# clever joke



## Pudsey_Bear (Sep 25, 2008)

A London lawyer and a Yorkshireman are sitting next to each other on a 
long flight to Leeds .

The lawyer is thinking that Yorkshiremen are all 'cloth cap and clogs' 
and that he can fool them easily...

So the lawyer asks if the Yorkshireman would like to play a fun game. 
The Yorkshireman is tired and just wants to take a nap. He politely

declines and tries to catch a few winks. The lawyer 
persists and says that the game is a lot of fun.

"I ask you a question, and if you don't know the answer, you pay me 
only £5; you ask me one, and if I don't know the answer, I
Will pay you £500.'


As may be expected, this catches the Yorkshireman's attention and to 
keep the lawyer quiet, he agrees to play the game.

The lawyer asks the first question. 'What's the distance from The 
Earth to the moon?'

The Yorkshireman doesn't say a word, reaches in his pocket, pulls out 
a five-pound note, and hands it to the lawyer.

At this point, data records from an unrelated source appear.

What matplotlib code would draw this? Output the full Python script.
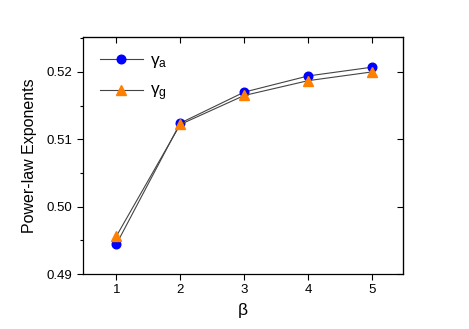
import matplotlib
matplotlib.use("Agg")
import matplotlib.pyplot as plt
from matplotlib.ticker import MultipleLocator

plt.rcParams['font.family'] = ['Liberation Sans', 'DejaVu Sans']
plt.rcParams['mathtext.fontset'] = 'custom'
plt.rcParams['mathtext.rm'] = 'Liberation Sans'
plt.rcParams['mathtext.it'] = 'Liberation Sans'

beta = [1, 2, 3, 4, 5]
gamma_a = [0.4944, 0.5124, 0.5170, 0.5194, 0.5207]
gamma_g = [0.4956, 0.5122, 0.5165, 0.5187, 0.5200]

fig = plt.figure(figsize=(4.69, 3.29), dpi=100)
ax = fig.add_axes([0.177, 0.167, 0.682, 0.721])

ax.plot(beta, gamma_a, color='#444444', lw=0.8, marker='o', ms=6.2,
        mfc='#0000ff', mec='#0000ff', label='γ$_\\mathrm{a}$')
ax.plot(beta, gamma_g, color='#444444', lw=0.8, marker='^', ms=6.8,
        mfc='#ff8000', mec='#ff8000', label='γ$_\\mathrm{g}$')

ax.set_xlim(0.48, 5.48)
ax.set_ylim(0.49, 0.5252)
ax.set_xticks(beta)
ax.set_yticks([0.49, 0.50, 0.51, 0.52])
ax.set_yticklabels(['0.49', '0.50', '0.51', '0.52'])
ax.yaxis.set_minor_locator(MultipleLocator(0.005))

ax.tick_params(which='both', direction='out', top=False, right=False, labelsize=9.5)
ax.tick_params(which='major', length=4, width=0.8)
ax.tick_params(which='minor', length=2.5, width=0.8)
# mirrored inward ticks on top and right
sec_x = ax.secondary_xaxis('top')
sec_x.set_xticks(beta)
sec_x.tick_params(direction='in', length=4, width=0.8, labeltop=False)
sec_y = ax.secondary_yaxis('right')
sec_y.set_yticks([0.49, 0.50, 0.51, 0.52])
sec_y.tick_params(direction='in', length=4, width=0.8, labelright=False)

for s in ax.spines.values():
    s.set_linewidth(0.9)

ax.set_xlabel('β', fontsize=12.5, labelpad=5)
ax.set_ylabel('Power-law Exponents', fontsize=11.5, labelpad=7)

ax.legend(loc='upper left', frameon=False, fontsize=12.5, handlelength=2.5,
          labelspacing=0.75, borderaxespad=0.55, handletextpad=0.4)

fig.savefig('out.png', dpi=100)
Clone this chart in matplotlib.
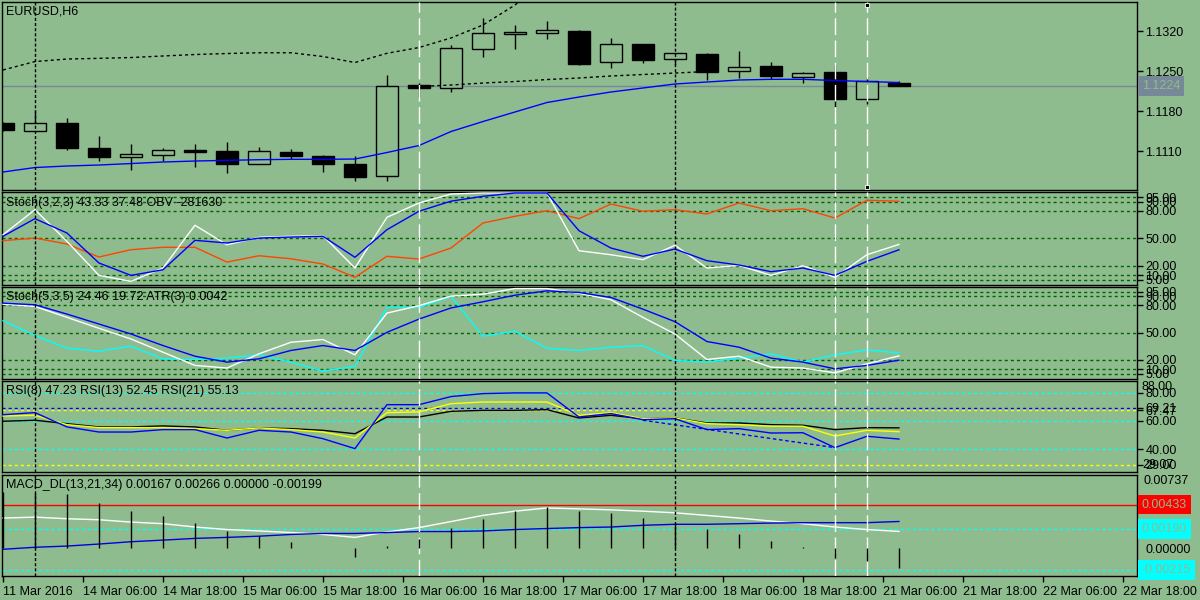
import matplotlib.pyplot as plt
import numpy as np

BG = '#8fbc8f'
plt.rcParams['font.family'] = ['Liberation Sans', 'DejaVu Sans']
plt.rcParams['font.size'] = 9

# --- price data (EURUSD H6) ---
opens = [1.11585, 1.11455, 1.11585, 1.11153, 1.11000, 1.11025, 1.11118, 1.11100,
         1.10867, 1.11083, 1.11013, 1.10873, 1.10657, 1.12255, 1.12197, 1.12880,
         1.13142, 1.13160, 1.13200, 1.12652, 1.12967, 1.12705, 1.12792, 1.12495,
         1.12588, 1.12400, 1.12483, 1.12005, 1.12285]
highs = [1.11600, 1.11818, 1.11672, 1.11363, 1.11223, 1.11153, 1.11223, 1.11258,
         1.11170, 1.11135, 1.11030, 1.11013, 1.12430, 1.12285, 1.12955, 1.13422,
         1.13305, 1.13375, 1.13218, 1.13072, 1.12967, 1.12810, 1.12820, 1.12850,
         1.12663, 1.12488, 1.12605, 1.12390, 1.12325]
lows = [1.11450, 1.11455, 1.11118, 1.10925, 1.10767, 1.10925, 1.10825, 1.10720,
        1.10867, 1.10960, 1.10738, 1.10575, 1.10575, 1.12050, 1.12138, 1.12750,
        1.12885, 1.13060, 1.12605, 1.12558, 1.12635, 1.12605, 1.12343, 1.12383,
        1.12355, 1.12295, 1.11875, 1.11923, 1.12240]
closes = [1.11468, 1.11585, 1.11158, 1.11000, 1.11048, 1.11112, 1.11083, 1.10878,
          1.11095, 1.11018, 1.10878, 1.10650, 1.12232, 1.12208, 1.12897, 1.13160,
          1.13183, 1.13212, 1.12628, 1.12967, 1.12693, 1.12810, 1.12488, 1.12565,
          1.12418, 1.12460, 1.12015, 1.12325, 1.12240]
ma_line = [1.10733, 1.10811, 1.10838, 1.10855, 1.10881, 1.10908, 1.10925, 1.10937,
           1.10948, 1.10955, 1.10955, 1.10960, 1.11074, 1.11196, 1.11441, 1.11616,
           1.11783, 1.11949, 1.12045, 1.12133, 1.12203, 1.12273, 1.12308, 1.12343,
           1.12355, 1.12355, 1.12334, 1.12316, 1.12299]
upper_band = [1.12518, 1.12666, 1.12710, 1.12722, 1.12736, 1.12763, 1.12789, 1.12806,
              1.12820, 1.12820, 1.12754, 1.12649, 1.12810, 1.12911, 1.13078, 1.13305,
              1.13655, 1.14093]
lower_band = [1.12229, 1.12255, 1.12290, 1.12316, 1.12351, 1.12378, 1.12413, 1.12439,
              1.12465, 1.12491]
lower_start = 13
last_price = 1.1224

# --- Stoch(3,2,3) + OBV ---
st1_main = [53.9, 81.2, 46.7, 9.6, 3.1, 17.6, 64.2, 43.0, 51.1, 52.2, 52.8, 17.6, 72.9, 88.5,
            98.3, 99.4, 99.4, 99.4, 36.5, 32.1, 26.7, 42.4, 17.6, 20.5, 9.6, 20.1, 7.5, 32.1, 43.33]
st1_sig = [52.2, 71.4, 55.8, 23.1, 9.6, 15.7, 47.8, 44.9, 50.3, 51.4, 52.2, 29.3, 59.4, 79.5,
           90.5, 95.8, 99.4, 99.4, 58.3, 39.4, 30.4, 38.3, 25.6, 20.9, 13.6, 17.6, 9.6, 24.9, 37.48]
obv = [47.4, 50.3, 43.8, 29.6, 37.6, 40.2, 40.2, 24.1, 31.0, 27.7, 22.0, 7.5, 30.4, 27.4,
       39.4, 66.7, 74.0, 80.1, 71.4, 87.4, 79.5, 81.2, 76.5, 88.5, 80.1, 82.3, 72.1, 91.5, 90.4]

# --- Stoch(5,3,5) + ATR ---
st2_main = [81.2, 78.7, 66.7, 54.7, 43.0, 28.5, 14.0, 11.1, 26.7, 39.4, 42.4, 25.6, 71.4, 79.5,
            90.0, 92.1, 98.3, 98.3, 93.2, 86.0, 66.7, 48.5, 20.5, 24.1, 12.1, 11.1, 5.9, 15.7, 24.46]
st2_sig = [82.3, 80.5, 70.3, 59.4, 48.5, 35.8, 24.1, 17.6, 21.2, 30.4, 35.8, 30.4, 50.3, 64.8,
           77.0, 83.8, 91.0, 95.8, 94.0, 88.5, 75.7, 62.0, 40.2, 34.0, 22.0, 17.6, 10.3, 14.0, 19.72]
atr = [63.1, 46.7, 32.9, 29.6, 35.1, 21.2, 20.5, 22.0, 25.6, 17.6, 7.8, 12.9, 77.6, 77.6,
       89.6, 46.0, 51.4, 32.9, 30.4, 34.0, 35.8, 19.5, 17.6, 22.0, 26.7, 17.6, 25.6, 31.0, 27.7]
stoch_levels = [95, 90, 80, 50, 20, 10, 5]

# --- RSI ---
rsi8 = [64.4, 65.9, 55.8, 52.2, 52.2, 53.9, 53.9, 48.0, 53.4, 52.2, 47.5, 40.5, 71.5, 71.5,
        77.2, 79.3, 79.8, 79.8, 62.8, 65.2, 60.9, 61.6, 53.9, 54.6, 51.5, 51.7, 41.2, 49.2, 47.23]
rsi13 = [63.5, 64.0, 57.4, 55.3, 55.3, 55.3, 54.6, 53.4, 55.1, 53.9, 52.2, 48.0, 65.9, 66.4,
         72.2, 73.4, 73.4, 73.4, 64.0, 65.9, 61.6, 62.1, 58.1, 57.4, 56.3, 56.3, 49.4, 53.4, 52.45]
rsi21 = [59.8, 60.5, 58.1, 55.8, 55.8, 56.5, 55.8, 53.4, 55.1, 54.6, 53.4, 51.0, 62.8, 62.8,
         66.8, 67.5, 67.5, 68.0, 62.1, 64.0, 61.6, 62.1, 58.6, 58.6, 57.4, 57.0, 53.9, 55.3, 55.13]
rsi_trend_x = [20, 26]
rsi_trend_y = [60.5, 41.2]

# --- MACD_DL ---
macd_hist = [0.0056, 0.0055, 0.0054, 0.0045, 0.00374, 0.00316, 0.0025, 0.00169, 0.0012,
             0.00065, 0.0, -0.00082, 0.0002, 0.0009, 0.002, 0.00293, 0.00368, 0.00407,
             0.00365, 0.00352, 0.00303, 0.00244, 0.00189, 0.0014, 0.00074, 0.00016,
             -0.00092, -0.00127, -0.00199]
macd_main = [0.0030, 0.00309, 0.00293, 0.00283, 0.0026, 0.00244, 0.00211, 0.00186, 0.00172,
             0.00156, 0.00137, 0.00108, 0.00162, 0.00205, 0.00265, 0.00326, 0.00368, 0.0040,
             0.00391, 0.00381, 0.00368, 0.00352, 0.00326, 0.0030, 0.0027, 0.00244, 0.00211,
             0.00186, 0.00167]
macd_sig = [-0.0001, 0.0001, 0.00022, 0.00042, 0.00065, 0.00081, 0.00098, 0.00108, 0.0012,
            0.00137, 0.00147, 0.00147, 0.00156, 0.00166, 0.00166, 0.00172, 0.00186, 0.00196,
            0.00205, 0.00211, 0.00228, 0.00238, 0.00238, 0.00244, 0.0025, 0.00254, 0.00254,
            0.00254, 0.00266]

time_labels = ['11 Mar 2016', '14 Mar 06:00', '14 Mar 18:00', '15 Mar 06:00', '15 Mar 18:00',
               '16 Mar 06:00', '16 Mar 18:00', '17 Mar 06:00', '17 Mar 18:00', '18 Mar 06:00',
               '18 Mar 18:00', '21 Mar 06:00', '21 Mar 18:00', '22 Mar 06:00', '22 Mar 18:00']

black_vlines = [1, 21]
white_vlines = [13, 26, 27]

LEVEL = dict(color='#006400', lw=1, ls=(0, (2.2, 2.2)), zorder=1)
x = np.arange(len(closes))

fig = plt.figure(figsize=(12, 6), dpi=100, facecolor=BG)


def panel(top, bottom):
    ax = fig.add_axes([2 / 1200, 1 - bottom / 600, 1135 / 1200, (bottom - top) / 600])
    ax.set_facecolor(BG)
    for s in ax.spines.values():
        s.set_linewidth(1)
        s.set_color('black')
    ax.yaxis.tick_right()
    ax.tick_params(axis='y', direction='out', length=4, width=1, pad=2, labelsize=9)
    ax.tick_params(axis='x', bottom=False, labelbottom=False)
    ax.set_xlim(-0.03, 35.44)
    for v in black_vlines:
        ax.axvline(v, color='black', lw=1, ls=(0, (2.2, 1.5)), zorder=6)
    for v in white_vlines:
        ax.axvline(v, color='white', lw=1, ls=(0, (12, 4)), zorder=6)
    return ax


def legend(ax, text, dy=-10):
    ax.annotate(text, xy=(0, 1), xycoords='axes fraction', xytext=(4, dy),
                textcoords='offset pixels', va='center', ha='left', fontsize=9)


def box_label(ax, value, text, fc):
    ax.annotate(text, xy=(1, value), xycoords=('axes fraction', 'data'), xytext=(5, 0),
                textcoords='offset pixels', va='center', ha='left', fontsize=9, color=BG,
                bbox=dict(boxstyle='square,pad=0.3', fc=fc, ec='none'), annotation_clip=False)


# main chart
ax1 = panel(2, 190)
ax1.set_ylim(1.10418, 1.13708)
o, h, l, c = map(np.array, (opens, highs, lows, closes))
ax1.axhline(last_price, color='#778899', lw=1, zorder=1)
ax1.vlines(x, l, h, color='black', lw=1, zorder=2)
ax1.bar(x, np.abs(c - o), bottom=np.minimum(o, c), width=0.69,
        color=np.where(c < o, 'black', BG), edgecolor='black', lw=1, zorder=3)
ax1.plot(x, ma_line, color='#0000ff', lw=1, zorder=4)
ax1.plot(np.arange(len(upper_band)), upper_band, color='black', lw=1, ls=(0, (2.2, 2.2)), zorder=4)
ax1.plot(np.arange(lower_start, lower_start + len(lower_band)), lower_band,
         color='black', lw=1, ls=(0, (2.2, 2.2)), zorder=4)
ax1.plot([27, 27], [0.983, 0.017], 's', transform=ax1.get_xaxis_transform(), ms=3.5,
         color='black', mec='white', mew=0.6, zorder=7, clip_on=False)
ax1.set_yticks([1.1110, 1.1180, 1.1250, 1.1320], ['1.1110', '1.1180', '1.1250', '1.1320'])
box_label(ax1, last_price, '1.1224', '#778899')
legend(ax1, 'EURUSD,H6')

# Stoch(3,2,3)
ax2 = panel(192, 285)
ax2.set_ylim(-0.9, 100.5)
for v in stoch_levels:
    ax2.axhline(v, **LEVEL)
ax2.plot(x, obv, color='#ff4500', lw=1, zorder=3)
ax2.plot(x, st1_main, color='white', lw=1, zorder=4)
ax2.plot(x, st1_sig, color='#0000ff', lw=1, zorder=5)
ax2.set_yticks(stoch_levels, ['%.2f' % v for v in stoch_levels])
legend(ax2, 'Stoch(3,2,3) 43.33 37.48 OBV -281630', -11)

# Stoch(5,3,5)
ax3 = panel(287, 379)
ax3.set_ylim(-0.9, 100)
for v in stoch_levels:
    ax3.axhline(v, **LEVEL)
ax3.plot(x, atr, color='#00ffff', lw=1, zorder=3)
ax3.plot(x, st2_main, color='white', lw=1, zorder=4)
ax3.plot(x, st2_sig, color='#0000ff', lw=1, zorder=5)
ax3.set_yticks(stoch_levels, ['%.2f' % v for v in stoch_levels])
legend(ax3, 'Stoch(5,3,5) 24.46 19.72 ATR(3) 0.0042')

# RSI
ax4 = panel(381, 472)
ax4.set_ylim(24.0, 88.2)
for v, col in [(80, '#00ffff'), (69.21, '#0000ff'), (67.47, '#ffff00'),
               (60, '#00ffff'), (40, '#00ffff'), (29, '#ffff00')]:
    ax4.axhline(v, color=col, lw=1, ls=(0, (2.2, 2.2)), zorder=1)
ax4.plot(rsi_trend_x, rsi_trend_y, color='#0000ff', lw=1, ls=(0, (2.5, 2)), zorder=2)
ax4.plot(x, rsi21, color='black', lw=1, zorder=3)
ax4.plot(x, rsi13, color='#ffff00', lw=1, zorder=4)
ax4.plot(x, rsi8, color='#0000ff', lw=1, zorder=5)
rsi_ticks = [80, 69.21, 67.47, 60, 40, 29]
ax4.set_yticks(rsi_ticks, ['%.2f' % v for v in rsi_ticks])
ax4.annotate('88.00', xy=(1, 1), xycoords='axes fraction', xytext=(5, -6),
             textcoords='offset pixels', va='center', ha='left', fontsize=9)
ax4.annotate('29.07', xy=(1, 29), xycoords=('axes fraction', 'data'), xytext=(5, 0),
             textcoords='offset pixels', va='center', ha='left', fontsize=9)
legend(ax4, 'RSI(8) 47.23 RSI(13) 52.45 RSI(21) 55.13')

# MACD_DL
ax5 = panel(475, 576)
ax5.set_ylim(-0.00275, 0.00727)
ax5.axhline(0.00433, color='#ff0000', lw=1, zorder=1)
for v in (0.00190, -0.00215):
    ax5.axhline(v, color='#00ffff', lw=1, ls=(0, (2.2, 2.2)), zorder=1)
ax5.vlines(x, 0, macd_hist, color='black', lw=1, zorder=7)
ax5.plot(x, macd_main, color='white', lw=1, zorder=3)
ax5.plot(x, macd_sig, color='#0000dd', lw=1, zorder=4)
ax5.set_yticks([0.0], ['0.00000'])
ax5.tick_params(axis='y', length=0, pad=6)
ax5.annotate('0.00737', xy=(1, 1), xycoords='axes fraction', xytext=(6, -6),
             textcoords='offset pixels', va='center', ha='left', fontsize=9)
box_label(ax5, 0.00433, '0.00433', '#ff0000')
box_label(ax5, 0.00190, '0.00190', '#00ffff')
box_label(ax5, -0.00215, '-0.00215', '#00ffff')
legend(ax5, 'MACD_DL(13,21,34) 0.00167 0.00266 0.00000 -0.00199')

ax5.tick_params(axis='x', bottom=True, labelbottom=True, direction='out',
                length=4, width=1, pad=3, labelsize=9)
ax5.set_xticks([2.5 * k for k in range(len(time_labels))], time_labels)
for lbl in ax5.get_xticklabels():
    lbl.set_ha('left')

fig.savefig('out.png', dpi=100, facecolor=BG)
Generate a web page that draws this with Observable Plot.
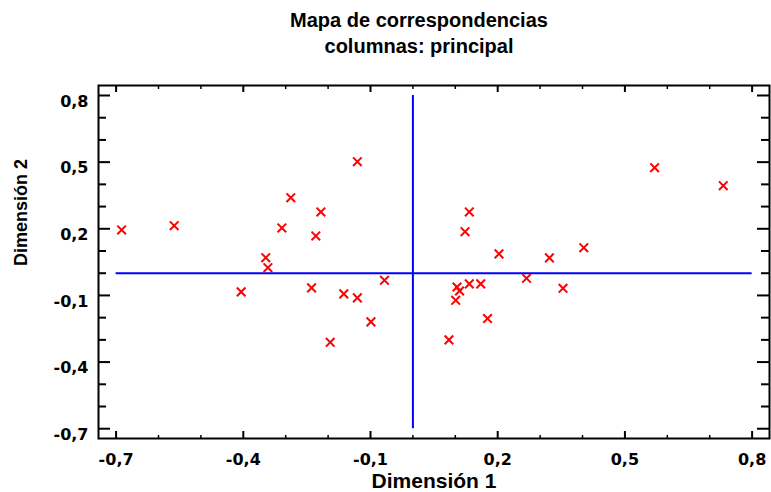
<!DOCTYPE html>
<html>
<head>
<meta charset="utf-8">
<script src="https://cdn.jsdelivr.net/npm/d3@7"></script>
<script src="https://cdn.jsdelivr.net/npm/@observablehq/plot@0.6"></script>
<style>
  html, body { margin: 0; padding: 0; background: #fff; }
  #wrap { position: relative; width: 771px; height: 492px; overflow: hidden; }
  #title { position: relative; height: 50px; width: 771px; font-family: "Liberation Sans", Arial, sans-serif; font-weight: bold; color: #000; }
  #title div { position: absolute; left: 0; width: 838px; text-align: center; font-size: 20px; line-height: 24px; }
  #chart svg { display: block; }
</style>
</head>
<body>
<div id="wrap">
  <div id="title">
    <div style="top:8px">Mapa de correspondencias</div>
    <div style="top:34px">columnas: principal</div>
  </div>
  <div id="chart"></div>
</div>
<script>
// Column coordinates (Dimensión 1, Dimensión 2)
const dim1 = [-0.687, -0.563, -0.405, -0.347, -0.342, -0.309, -0.288, -0.239, -0.229, -0.217,
              -0.195, -0.163, -0.131, -0.131, -0.099, -0.067, 0.085, 0.101, 0.104, 0.110,
              0.123, 0.133, 0.133, 0.160, 0.176, 0.203, 0.268, 0.322, 0.354, 0.403,
              0.570, 0.732];
const dim2 = [0.195, 0.214, -0.084, 0.070, 0.025, 0.204, 0.340, -0.066, 0.168, 0.276,
              -0.311, -0.093, 0.502, -0.111, -0.219, -0.032, -0.300, -0.122, -0.062, -0.080,
              0.187, 0.276, -0.048, -0.048, -0.204, 0.087, -0.023, 0.069, -0.068, 0.115,
              0.475, 0.394];

const majorTicks = [-0.7, -0.4, -0.1, 0.2, 0.5, 0.8];
const minorTicks = [-0.6, -0.5, -0.3, -0.2, 0, 0.1, 0.3, 0.4, 0.6, 0.7];
const refLineExtent = [-0.7, 0.8];

const points = dim1.map((x, i) => ({x, y: dim2[i]}));
const fmt = d => d.toFixed(1).replace(".", ",");

const W = 771, H = 442, mT = 35, mB = 54, mL = 98, mR = 2;
const innerW = W - mL - mR, innerH = H - mT - mB;

const tickFont = {fontFamily: "DejaVu Sans, sans-serif", fontSize: 16, fontWeight: "bold", fill: "#000"};

const chart = Plot.plot({
  width: W, height: H,
  marginTop: mT, marginBottom: mB, marginLeft: mL, marginRight: mR,
  style: {background: "#fff", color: "#000", overflow: "visible"},
  x: {domain: [-0.7415, 0.841]},
  y: {domain: [-0.744, 0.845]},
  marks: [
    Plot.ruleY([0], {x1: refLineExtent[0], x2: refLineExtent[1], stroke: "#0000ff", strokeWidth: 2}),
    Plot.ruleX([0], {y1: refLineExtent[0], y2: refLineExtent[1], stroke: "#0000ff", strokeWidth: 2}),
    Plot.dot(points, {x: "x", y: "y", symbol: "times", r: 4, stroke: "#ff0000", strokeWidth: 2}),
    Plot.frame({stroke: "#000", strokeWidth: 2}),
    // bottom ticks (inward)
    Plot.tickX(majorTicks, {x: d => d, insetTop: innerH - 7, stroke: "#000", strokeWidth: 2}),
    Plot.tickX(minorTicks, {x: d => d, insetTop: innerH - 3, stroke: "#000", strokeWidth: 1.5}),
    // top ticks (inward)
    Plot.tickX(majorTicks, {x: d => d, insetBottom: innerH - 7, stroke: "#000", strokeWidth: 2}),
    Plot.tickX(minorTicks, {x: d => d, insetBottom: innerH - 4, stroke: "#000", strokeWidth: 1.5}),
    // left ticks
    Plot.tickY(majorTicks, {y: d => d, insetRight: innerW - 12, stroke: "#000", strokeWidth: 2}),
    Plot.tickY(minorTicks, {y: d => d, insetRight: innerW - 8, stroke: "#000", strokeWidth: 2}),
    // right ticks
    Plot.tickY(majorTicks, {y: d => d, insetLeft: innerW - 12, stroke: "#000", strokeWidth: 2}),
    Plot.tickY(minorTicks, {y: d => d, insetLeft: innerW - 8, stroke: "#000", strokeWidth: 2}),
    // tick labels
    Plot.axisX(majorTicks, {anchor: "bottom", tickSize: 0, tickPadding: 15, tickFormat: fmt, label: null, ...tickFont}),
    Plot.axisY(majorTicks, {anchor: "left", tickSize: 0, tickPadding: 10, dy: 6, tickFormat: fmt, label: null, ...tickFont}),
    // axis titles
    Plot.text(["Dimensión 1"], {frameAnchor: "bottom", dy: 49, text: d => d, fontFamily: "Liberation Sans, Arial, sans-serif", fontSize: 21, fontWeight: "bold", fill: "#000"}),
    Plot.text(["Dimensión 2"], {frameAnchor: "left", dx: -77, dy: 4, rotate: -90, text: d => d, fontFamily: "Liberation Sans, Arial, sans-serif", fontSize: 18, fontWeight: "bold", fill: "#000"})
  ]
});
document.getElementById("chart").appendChild(chart);
</script>
</body>
</html>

Now, it's the Yorkshireman's turn. He asks the lawyer, 'What goes up a 
hill with three legs, and comes down with four?'

The lawyer uses his laptop, searches all the references he knows. He 
uses the air-phone; he searches the Net and even the
British Library.

He sends e-mails to all the smart friends he knows, all to no avail. 
After over an hour of searching, he finally gives up.

He wakes up the Yorkshireman and hands him £500. The Yorkshireman 
pockets the £500 and goes straight back to sleep.

The lawyer is going crazy not knowing the answer. He wakes the 
Yorkshireman up and asks, 'Well! What goes up a hill with
three legs and comes down with four?'

The Yorkshireman reaches in his pocket, hands the lawyer £5 and goes 
back to sleep. 


Don't mess with us Yorkshiremen; we only talk different!!!


----------



## coppo (May 27, 2009)

:lol: :lol: 
Sounds like your one proud Yorkshireman Kev.

I,m from Ponty 13 miles from you originally, but now live in county durham, still get down a bit to see family etc.

Do miss the accent though living round here.

Paul.


----------



## Pudsey_Bear (Sep 25, 2008)

I aspire to be a Yorkshireman, but alas I'm from Derbyshire, I have adopted Yorkshire though, Gods county.

Kev.


----------



## loddy (Feb 12, 2007)

Don't they squeak when they walk ?

Loddy :lol:


----------



## Pudsey_Bear (Sep 25, 2008)

loddy said:


> Don't they squeak when they walk ?
> 
> Loddy :lol:


only when we go darn sarf.

Kev.


----------



## rayrecrok (Nov 21, 2008)

Hi.

Its too deep for shandy drinkers!.


----------



## loddy (Feb 12, 2007)

Took me a while to work that out,

How far have you to go to get down south ?

Loddy


----------



## zappy61 (May 1, 2005)

Whats the difference between a Yorkshireman and a Scotsman?

Graham


----------



## Freddiebooks (Aug 9, 2008)

What a brilliant joke. 

My parents are both from Yorkshire and i was born here too. So i'm assuming i'm 100%.

On that basis, i'd like to hereby state.... That Kev.... is also 100% a Yorkshireman. Welcome aboard Kev... and remember...

... a day out of Yorkshire, is a day wasted !!! But i'm sure you already knew that. 

Freddiebooks


----------



## Pudsey_Bear (Sep 25, 2008)

zappy61 said:


> Whats the difference between a Yorkshireman and a Scotsman?
> 
> Graham


A Yorkshireman is only a jock with his pockets sown up.

However, I've been met with nothing but generosity from both Yorkshireman and the Scots.

Well OK one or two tight 4rses, but you always get a few regardless of locality.

Kev.


----------



## waggy3 (Jun 24, 2008)

Kev_n_Liz said:


> zappy61 said:
> 
> 
> > Whats the difference between a Yorkshireman and a Scotsman?
> ...


 hooooooooo realy duckie i wouldn,t know/


----------



## mandyandandy (Oct 1, 2006)

Excellent!! :lol: :lol: :lol: 

Yorkshire born and bred and very proud of my roots. 

Born in Brid
Wed in Brid 
And will be dead in Brid (well ashes going over Filey Brigg but winds always blowing that way)  

Thanks for that, sent it to lots of my friends who will appreciate it. 

Mandy


----------